PROBLEM TO WORK ON:
Pictures stay out of the copy; set down each line of the listing below exactly.

DATA EXCERPT:
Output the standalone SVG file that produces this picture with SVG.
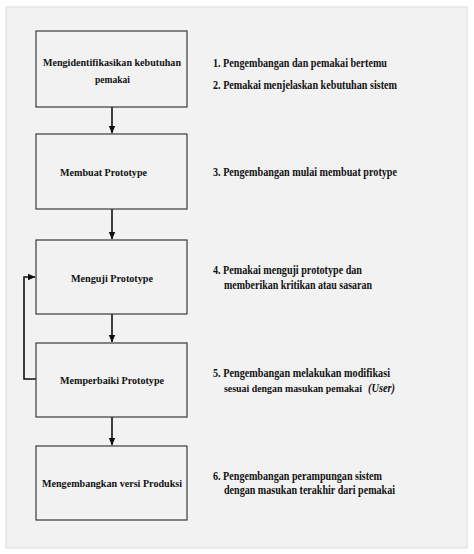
<svg xmlns="http://www.w3.org/2000/svg" width="474" height="554" viewBox="0 0 474 554">
<style>
.box{fill:#f2f2f2;stroke:#3a3a3a;stroke-width:1.2}
.t{font-family:"Liberation Serif","Times New Roman",serif;font-weight:bold;fill:#111}
.b{font-size:11px}
.n{font-size:11.5px}
.c{text-anchor:middle}
.line{fill:none;stroke:#111;stroke-width:1.6}
</style>
<defs>
<marker id="ah" markerWidth="8" markerHeight="8" refX="7" refY="4" orient="auto" markerUnits="userSpaceOnUse">
<path d="M0,0.8 L7.5,4 L0,7.2 Z" fill="#111"/>
</marker>
</defs>
<rect x="0" y="0" width="474" height="554" fill="#ffffff"/>
<rect x="6" y="7" width="461" height="541" fill="#f2f2f2" stroke="#dcdcdc" stroke-width="1"/>
<g id="connectors">
<line class="line" x1="112" y1="107" x2="112" y2="133" marker-end="url(#ah)"/>
<line class="line" x1="112" y1="209" x2="112" y2="239" marker-end="url(#ah)"/>
<line class="line" x1="112" y1="314" x2="112" y2="342" marker-end="url(#ah)"/>
<line class="line" x1="112" y1="417" x2="112" y2="445" marker-end="url(#ah)"/>
<polyline class="line" points="36,379 24,379 24,277 35,277" marker-end="url(#ah)"/>
</g>
<g id="node1">
<rect class="box" x="36" y="31" width="151" height="76"/>
<text class="t b" x="43" y="66" textLength="138" lengthAdjust="spacingAndGlyphs">Mengidentifikasikan kebutuhan</text>
<text class="t b" x="95" y="83" textLength="35" lengthAdjust="spacingAndGlyphs">pemakai</text>
</g>
<g id="node2">
<rect class="box" x="36" y="134" width="151" height="75"/>
<text class="t b" x="60" y="176" textLength="87" lengthAdjust="spacingAndGlyphs">Membuat Prototype</text>
</g>
<g id="node3">
<rect class="box" x="36" y="240" width="151" height="74"/>
<text class="t b" x="71" y="282" textLength="82" lengthAdjust="spacingAndGlyphs">Menguji Prototype</text>
</g>
<g id="node4">
<rect class="box" x="36" y="343" width="151" height="74"/>
<text class="t b" x="60" y="384" textLength="104" lengthAdjust="spacingAndGlyphs">Memperbaiki Prototype</text>
</g>
<g id="node5">
<rect class="box" x="36" y="446" width="151" height="74"/>
<text class="t b" x="42" y="487" textLength="140" lengthAdjust="spacingAndGlyphs">Mengembangkan versi Produksi</text>
</g>
<g id="notes">
<text class="t n" x="213" y="67" textLength="174" lengthAdjust="spacingAndGlyphs">1. Pengembangan dan pemakai bertemu</text>
<text class="t n" x="213" y="89" textLength="184" lengthAdjust="spacingAndGlyphs">2. Pemakai menjelaskan kebutuhan sistem</text>
<text class="t n" x="213" y="176" textLength="184" lengthAdjust="spacingAndGlyphs">3. Pengembangan mulai membuat protype</text>
<text class="t n" x="213" y="274" textLength="149" lengthAdjust="spacingAndGlyphs">4. Pemakai menguji prototype dan</text>
<text class="t n" x="224" y="289" textLength="148" lengthAdjust="spacingAndGlyphs">memberikan kritikan atau sasaran</text>
<text class="t n" x="213" y="377" textLength="177" lengthAdjust="spacingAndGlyphs">5. Pengembangan melakukan modifikasi</text>
<text class="t" font-size="10.5" x="224" y="392" textLength="138" lengthAdjust="spacingAndGlyphs">sesuai dengan masukan pemakai</text>
<text class="t n" x="368" y="392" font-style="italic" textLength="27" lengthAdjust="spacingAndGlyphs">(User)</text>
<text class="t n" x="213" y="480" textLength="169" lengthAdjust="spacingAndGlyphs">6. Pengembangan perampungan sistem</text>
<text class="t n" x="224" y="494" textLength="171" lengthAdjust="spacingAndGlyphs">dengan masukan terakhir dari pemakai</text>
</g>
</svg>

OUTPUT BELOW:
Output the standalone SVG file that produces this picture with SVG.
<svg xmlns="http://www.w3.org/2000/svg" width="474" height="554" viewBox="0 0 474 554">
<style>
.box{fill:#f2f2f2;stroke:#3a3a3a;stroke-width:1.2}
.t{font-family:"Liberation Serif","Times New Roman",serif;font-weight:bold;fill:#111}
.b{font-size:11px}
.n{font-size:11.5px}
.c{text-anchor:middle}
.line{fill:none;stroke:#111;stroke-width:1.6}
</style>
<defs>
<marker id="ah" markerWidth="8" markerHeight="8" refX="7" refY="4" orient="auto" markerUnits="userSpaceOnUse">
<path d="M0,0.8 L7.5,4 L0,7.2 Z" fill="#111"/>
</marker>
</defs>
<rect x="0" y="0" width="474" height="554" fill="#ffffff"/>
<rect x="6" y="7" width="461" height="541" fill="#f2f2f2" stroke="#dcdcdc" stroke-width="1"/>
<g id="connectors">
<line class="line" x1="112" y1="107" x2="112" y2="133" marker-end="url(#ah)"/>
<line class="line" x1="112" y1="209" x2="112" y2="239" marker-end="url(#ah)"/>
<line class="line" x1="112" y1="314" x2="112" y2="342" marker-end="url(#ah)"/>
<line class="line" x1="112" y1="417" x2="112" y2="445" marker-end="url(#ah)"/>
<polyline class="line" points="36,379 24,379 24,277 35,277" marker-end="url(#ah)"/>
</g>
<g id="node1">
<rect class="box" x="36" y="31" width="151" height="76"/>
<text class="t b" x="43" y="66" textLength="138" lengthAdjust="spacingAndGlyphs">Mengidentifikasikan kebutuhan</text>
<text class="t b" x="95" y="83" textLength="35" lengthAdjust="spacingAndGlyphs">pemakai</text>
</g>
<g id="node2">
<rect class="box" x="36" y="134" width="151" height="75"/>
<text class="t b" x="60" y="176" textLength="87" lengthAdjust="spacingAndGlyphs">Membuat Prototype</text>
</g>
<g id="node3">
<rect class="box" x="36" y="240" width="151" height="74"/>
<text class="t b" x="71" y="282" textLength="82" lengthAdjust="spacingAndGlyphs">Menguji Prototype</text>
</g>
<g id="node4">
<rect class="box" x="36" y="343" width="151" height="74"/>
<text class="t b" x="60" y="384" textLength="104" lengthAdjust="spacingAndGlyphs">Memperbaiki Prototype</text>
</g>
<g id="node5">
<rect class="box" x="36" y="446" width="151" height="74"/>
<text class="t b" x="42" y="487" textLength="140" lengthAdjust="spacingAndGlyphs">Mengembangkan versi Produksi</text>
</g>
<g id="notes">
<text class="t n" x="213" y="67" textLength="174" lengthAdjust="spacingAndGlyphs">1. Pengembangan dan pemakai bertemu</text>
<text class="t n" x="213" y="89" textLength="184" lengthAdjust="spacingAndGlyphs">2. Pemakai menjelaskan kebutuhan sistem</text>
<text class="t n" x="213" y="176" textLength="184" lengthAdjust="spacingAndGlyphs">3. Pengembangan mulai membuat protype</text>
<text class="t n" x="213" y="274" textLength="149" lengthAdjust="spacingAndGlyphs">4. Pemakai menguji prototype dan</text>
<text class="t n" x="224" y="289" textLength="148" lengthAdjust="spacingAndGlyphs">memberikan kritikan atau sasaran</text>
<text class="t n" x="213" y="377" textLength="177" lengthAdjust="spacingAndGlyphs">5. Pengembangan melakukan modifikasi</text>
<text class="t" font-size="10.5" x="224" y="392" textLength="138" lengthAdjust="spacingAndGlyphs">sesuai dengan masukan pemakai</text>
<text class="t n" x="368" y="392" font-style="italic" textLength="27" lengthAdjust="spacingAndGlyphs">(User)</text>
<text class="t n" x="213" y="480" textLength="169" lengthAdjust="spacingAndGlyphs">6. Pengembangan perampungan sistem</text>
<text class="t n" x="224" y="494" textLength="171" lengthAdjust="spacingAndGlyphs">dengan masukan terakhir dari pemakai</text>
</g>
</svg>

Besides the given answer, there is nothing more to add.